— What to produce —
Identify each line in the records below that contains the word "diagram", and copy it.

— Information supplied —
┏━━

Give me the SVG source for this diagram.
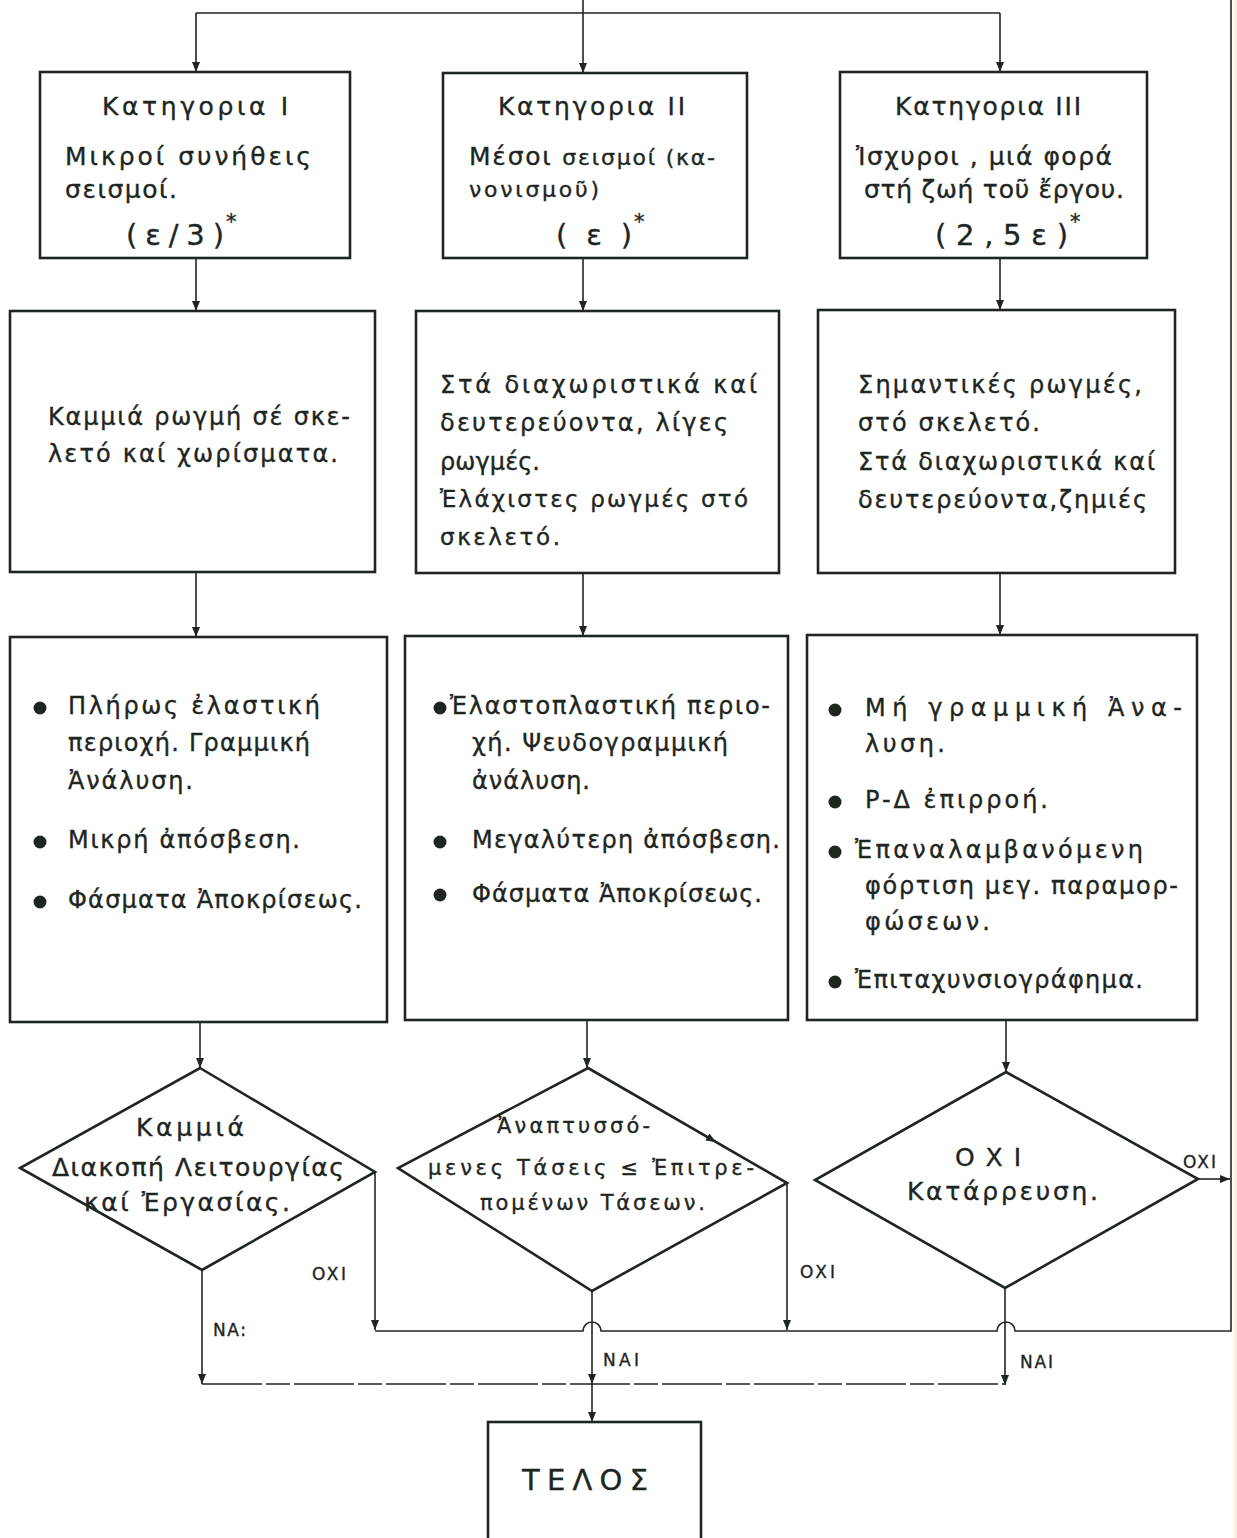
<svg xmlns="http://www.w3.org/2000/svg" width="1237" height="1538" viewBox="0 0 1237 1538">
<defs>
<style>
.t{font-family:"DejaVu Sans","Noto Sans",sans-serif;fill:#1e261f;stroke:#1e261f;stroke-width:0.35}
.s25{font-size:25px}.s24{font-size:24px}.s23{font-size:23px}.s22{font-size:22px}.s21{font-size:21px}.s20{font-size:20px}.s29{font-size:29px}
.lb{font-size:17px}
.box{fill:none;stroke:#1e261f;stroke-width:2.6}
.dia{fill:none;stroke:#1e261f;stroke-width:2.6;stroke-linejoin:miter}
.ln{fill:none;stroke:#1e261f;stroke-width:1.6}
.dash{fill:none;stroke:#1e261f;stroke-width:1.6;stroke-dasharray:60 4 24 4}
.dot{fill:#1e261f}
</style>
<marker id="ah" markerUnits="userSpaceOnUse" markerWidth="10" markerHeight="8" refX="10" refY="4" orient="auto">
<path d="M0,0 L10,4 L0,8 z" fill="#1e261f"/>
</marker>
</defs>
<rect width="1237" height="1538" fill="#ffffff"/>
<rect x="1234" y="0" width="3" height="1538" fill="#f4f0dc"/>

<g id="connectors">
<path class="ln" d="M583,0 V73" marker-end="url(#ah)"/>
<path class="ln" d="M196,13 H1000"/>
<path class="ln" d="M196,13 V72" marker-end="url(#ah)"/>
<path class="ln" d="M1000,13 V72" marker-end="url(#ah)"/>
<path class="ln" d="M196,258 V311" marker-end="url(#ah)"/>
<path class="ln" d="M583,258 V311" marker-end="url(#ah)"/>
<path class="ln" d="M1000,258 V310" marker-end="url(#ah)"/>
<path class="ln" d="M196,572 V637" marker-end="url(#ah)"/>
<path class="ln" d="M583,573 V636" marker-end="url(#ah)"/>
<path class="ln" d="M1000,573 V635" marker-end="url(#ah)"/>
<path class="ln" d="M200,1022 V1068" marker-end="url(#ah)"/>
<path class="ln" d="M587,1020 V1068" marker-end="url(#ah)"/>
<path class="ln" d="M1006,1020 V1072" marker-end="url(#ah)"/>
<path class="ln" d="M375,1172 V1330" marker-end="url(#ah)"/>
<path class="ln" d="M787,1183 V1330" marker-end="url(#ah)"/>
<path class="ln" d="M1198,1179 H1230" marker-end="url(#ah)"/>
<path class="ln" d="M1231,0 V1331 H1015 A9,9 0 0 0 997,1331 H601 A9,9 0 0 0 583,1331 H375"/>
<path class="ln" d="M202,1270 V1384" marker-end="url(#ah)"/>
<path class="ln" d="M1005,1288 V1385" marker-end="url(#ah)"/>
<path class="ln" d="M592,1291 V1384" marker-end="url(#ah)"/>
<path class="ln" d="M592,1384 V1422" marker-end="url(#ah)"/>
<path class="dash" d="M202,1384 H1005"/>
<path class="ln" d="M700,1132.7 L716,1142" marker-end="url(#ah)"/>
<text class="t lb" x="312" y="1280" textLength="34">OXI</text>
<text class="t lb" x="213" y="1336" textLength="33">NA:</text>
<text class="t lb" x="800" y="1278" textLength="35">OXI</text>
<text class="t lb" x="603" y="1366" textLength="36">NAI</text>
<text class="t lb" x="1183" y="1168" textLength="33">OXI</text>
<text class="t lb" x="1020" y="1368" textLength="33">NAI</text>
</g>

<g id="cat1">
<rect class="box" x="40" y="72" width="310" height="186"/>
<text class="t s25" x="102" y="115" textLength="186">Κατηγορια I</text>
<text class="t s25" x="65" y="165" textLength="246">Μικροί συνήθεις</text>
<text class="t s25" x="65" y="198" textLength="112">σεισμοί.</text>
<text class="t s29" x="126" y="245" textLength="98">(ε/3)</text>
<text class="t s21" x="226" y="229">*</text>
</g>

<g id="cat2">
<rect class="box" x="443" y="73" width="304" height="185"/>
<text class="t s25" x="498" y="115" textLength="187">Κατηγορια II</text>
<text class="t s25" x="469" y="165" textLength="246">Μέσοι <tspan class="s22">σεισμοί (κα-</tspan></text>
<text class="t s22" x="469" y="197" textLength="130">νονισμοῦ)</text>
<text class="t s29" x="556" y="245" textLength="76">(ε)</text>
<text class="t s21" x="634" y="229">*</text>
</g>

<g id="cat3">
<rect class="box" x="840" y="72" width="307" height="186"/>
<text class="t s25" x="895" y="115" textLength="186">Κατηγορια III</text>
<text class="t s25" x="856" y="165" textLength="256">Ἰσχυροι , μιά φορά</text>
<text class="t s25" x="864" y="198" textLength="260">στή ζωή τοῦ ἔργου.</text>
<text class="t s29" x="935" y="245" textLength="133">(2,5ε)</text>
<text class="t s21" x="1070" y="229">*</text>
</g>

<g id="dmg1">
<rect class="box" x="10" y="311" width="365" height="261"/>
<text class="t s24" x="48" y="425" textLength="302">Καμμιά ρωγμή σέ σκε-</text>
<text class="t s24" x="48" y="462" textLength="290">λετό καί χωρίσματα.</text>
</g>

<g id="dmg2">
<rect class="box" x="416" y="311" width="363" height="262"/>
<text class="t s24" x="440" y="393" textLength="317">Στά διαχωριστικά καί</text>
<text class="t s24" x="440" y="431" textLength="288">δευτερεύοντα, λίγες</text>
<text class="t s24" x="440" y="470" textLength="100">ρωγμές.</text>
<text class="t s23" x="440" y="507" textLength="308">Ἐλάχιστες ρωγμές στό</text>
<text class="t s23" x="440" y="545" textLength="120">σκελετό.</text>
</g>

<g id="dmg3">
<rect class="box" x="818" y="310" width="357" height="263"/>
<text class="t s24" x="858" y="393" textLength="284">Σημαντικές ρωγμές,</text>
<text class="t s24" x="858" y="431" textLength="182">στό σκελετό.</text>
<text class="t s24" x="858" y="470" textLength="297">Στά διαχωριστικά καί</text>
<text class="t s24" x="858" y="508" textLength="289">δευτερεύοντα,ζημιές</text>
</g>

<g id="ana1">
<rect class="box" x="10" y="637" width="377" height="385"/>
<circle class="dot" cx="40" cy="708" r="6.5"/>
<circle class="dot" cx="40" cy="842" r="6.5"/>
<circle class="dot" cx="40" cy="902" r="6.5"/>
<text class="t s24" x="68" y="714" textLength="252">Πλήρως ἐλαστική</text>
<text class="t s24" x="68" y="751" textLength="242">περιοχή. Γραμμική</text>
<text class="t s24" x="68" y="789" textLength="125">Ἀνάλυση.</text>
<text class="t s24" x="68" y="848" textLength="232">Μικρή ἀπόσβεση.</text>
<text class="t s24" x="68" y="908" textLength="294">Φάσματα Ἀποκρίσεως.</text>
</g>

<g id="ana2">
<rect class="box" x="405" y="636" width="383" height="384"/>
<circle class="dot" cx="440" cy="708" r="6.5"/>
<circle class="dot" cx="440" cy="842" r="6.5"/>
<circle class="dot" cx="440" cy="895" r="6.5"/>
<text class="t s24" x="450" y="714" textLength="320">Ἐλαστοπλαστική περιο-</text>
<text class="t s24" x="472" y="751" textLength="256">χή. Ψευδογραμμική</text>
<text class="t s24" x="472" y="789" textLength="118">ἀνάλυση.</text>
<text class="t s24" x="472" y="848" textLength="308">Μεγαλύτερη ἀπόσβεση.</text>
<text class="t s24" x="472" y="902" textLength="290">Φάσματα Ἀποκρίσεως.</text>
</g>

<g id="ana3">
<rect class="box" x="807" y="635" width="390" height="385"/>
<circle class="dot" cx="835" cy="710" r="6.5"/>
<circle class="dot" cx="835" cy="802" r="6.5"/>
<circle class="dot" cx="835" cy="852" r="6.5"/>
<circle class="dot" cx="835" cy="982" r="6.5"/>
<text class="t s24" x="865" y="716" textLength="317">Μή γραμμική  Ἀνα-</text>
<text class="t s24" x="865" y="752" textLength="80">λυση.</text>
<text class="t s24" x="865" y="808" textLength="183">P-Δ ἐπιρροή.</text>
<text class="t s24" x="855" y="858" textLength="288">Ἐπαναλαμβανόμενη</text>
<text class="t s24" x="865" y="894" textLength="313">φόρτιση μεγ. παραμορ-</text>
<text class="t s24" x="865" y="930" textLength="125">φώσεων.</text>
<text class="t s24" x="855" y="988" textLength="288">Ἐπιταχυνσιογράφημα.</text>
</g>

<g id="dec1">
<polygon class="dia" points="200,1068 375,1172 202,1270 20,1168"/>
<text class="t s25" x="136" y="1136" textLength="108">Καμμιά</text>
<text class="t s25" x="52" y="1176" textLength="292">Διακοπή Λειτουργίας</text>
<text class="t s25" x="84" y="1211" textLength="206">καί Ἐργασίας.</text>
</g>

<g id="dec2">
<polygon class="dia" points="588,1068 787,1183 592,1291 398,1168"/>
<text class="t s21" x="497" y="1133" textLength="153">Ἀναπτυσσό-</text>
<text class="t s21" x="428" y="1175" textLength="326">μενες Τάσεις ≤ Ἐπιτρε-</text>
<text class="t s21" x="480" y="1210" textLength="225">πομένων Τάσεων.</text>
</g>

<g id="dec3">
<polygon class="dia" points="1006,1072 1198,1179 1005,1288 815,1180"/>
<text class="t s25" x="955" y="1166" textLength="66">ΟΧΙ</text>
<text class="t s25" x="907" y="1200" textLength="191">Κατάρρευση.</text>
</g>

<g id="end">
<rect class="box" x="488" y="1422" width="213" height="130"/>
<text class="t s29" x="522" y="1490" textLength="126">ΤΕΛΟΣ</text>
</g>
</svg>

┗━━
┏━━

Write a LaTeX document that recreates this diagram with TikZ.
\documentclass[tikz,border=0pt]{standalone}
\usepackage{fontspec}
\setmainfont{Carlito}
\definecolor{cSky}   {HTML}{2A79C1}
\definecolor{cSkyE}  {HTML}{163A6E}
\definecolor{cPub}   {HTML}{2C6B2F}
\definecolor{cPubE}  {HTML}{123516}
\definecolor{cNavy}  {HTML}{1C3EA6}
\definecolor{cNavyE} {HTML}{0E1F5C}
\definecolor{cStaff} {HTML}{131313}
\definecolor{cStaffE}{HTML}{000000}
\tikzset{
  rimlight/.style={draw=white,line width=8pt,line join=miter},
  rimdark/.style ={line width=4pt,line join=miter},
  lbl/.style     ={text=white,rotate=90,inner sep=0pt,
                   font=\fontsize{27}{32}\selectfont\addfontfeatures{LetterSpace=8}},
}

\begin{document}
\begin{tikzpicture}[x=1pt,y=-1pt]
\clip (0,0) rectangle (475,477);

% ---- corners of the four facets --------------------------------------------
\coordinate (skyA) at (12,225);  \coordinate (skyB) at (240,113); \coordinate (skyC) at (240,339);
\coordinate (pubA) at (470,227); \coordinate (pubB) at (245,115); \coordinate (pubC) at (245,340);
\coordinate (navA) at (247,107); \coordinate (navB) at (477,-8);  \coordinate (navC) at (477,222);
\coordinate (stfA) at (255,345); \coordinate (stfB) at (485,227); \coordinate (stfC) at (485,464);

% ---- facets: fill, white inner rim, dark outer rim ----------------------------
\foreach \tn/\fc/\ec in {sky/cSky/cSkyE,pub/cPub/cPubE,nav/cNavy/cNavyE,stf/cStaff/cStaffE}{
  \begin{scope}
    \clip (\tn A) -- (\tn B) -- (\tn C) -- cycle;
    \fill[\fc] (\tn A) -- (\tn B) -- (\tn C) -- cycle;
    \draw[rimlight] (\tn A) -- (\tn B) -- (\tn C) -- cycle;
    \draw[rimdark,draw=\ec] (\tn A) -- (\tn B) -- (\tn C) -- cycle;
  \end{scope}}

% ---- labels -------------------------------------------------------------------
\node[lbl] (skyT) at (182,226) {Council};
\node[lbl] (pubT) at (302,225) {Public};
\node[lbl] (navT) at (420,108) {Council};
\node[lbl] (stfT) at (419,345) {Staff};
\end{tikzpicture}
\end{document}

┗━━
┏━━

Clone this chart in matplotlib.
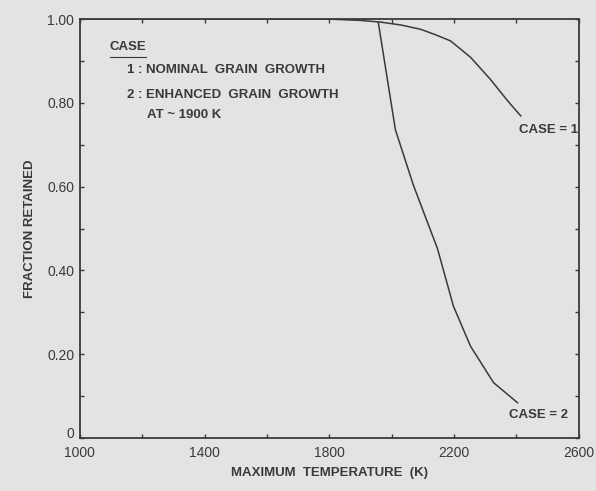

┗━━

— The reply —
Give me the SVG source for this diagram.
Write a LaTeX document that recreates this diagram with TikZ.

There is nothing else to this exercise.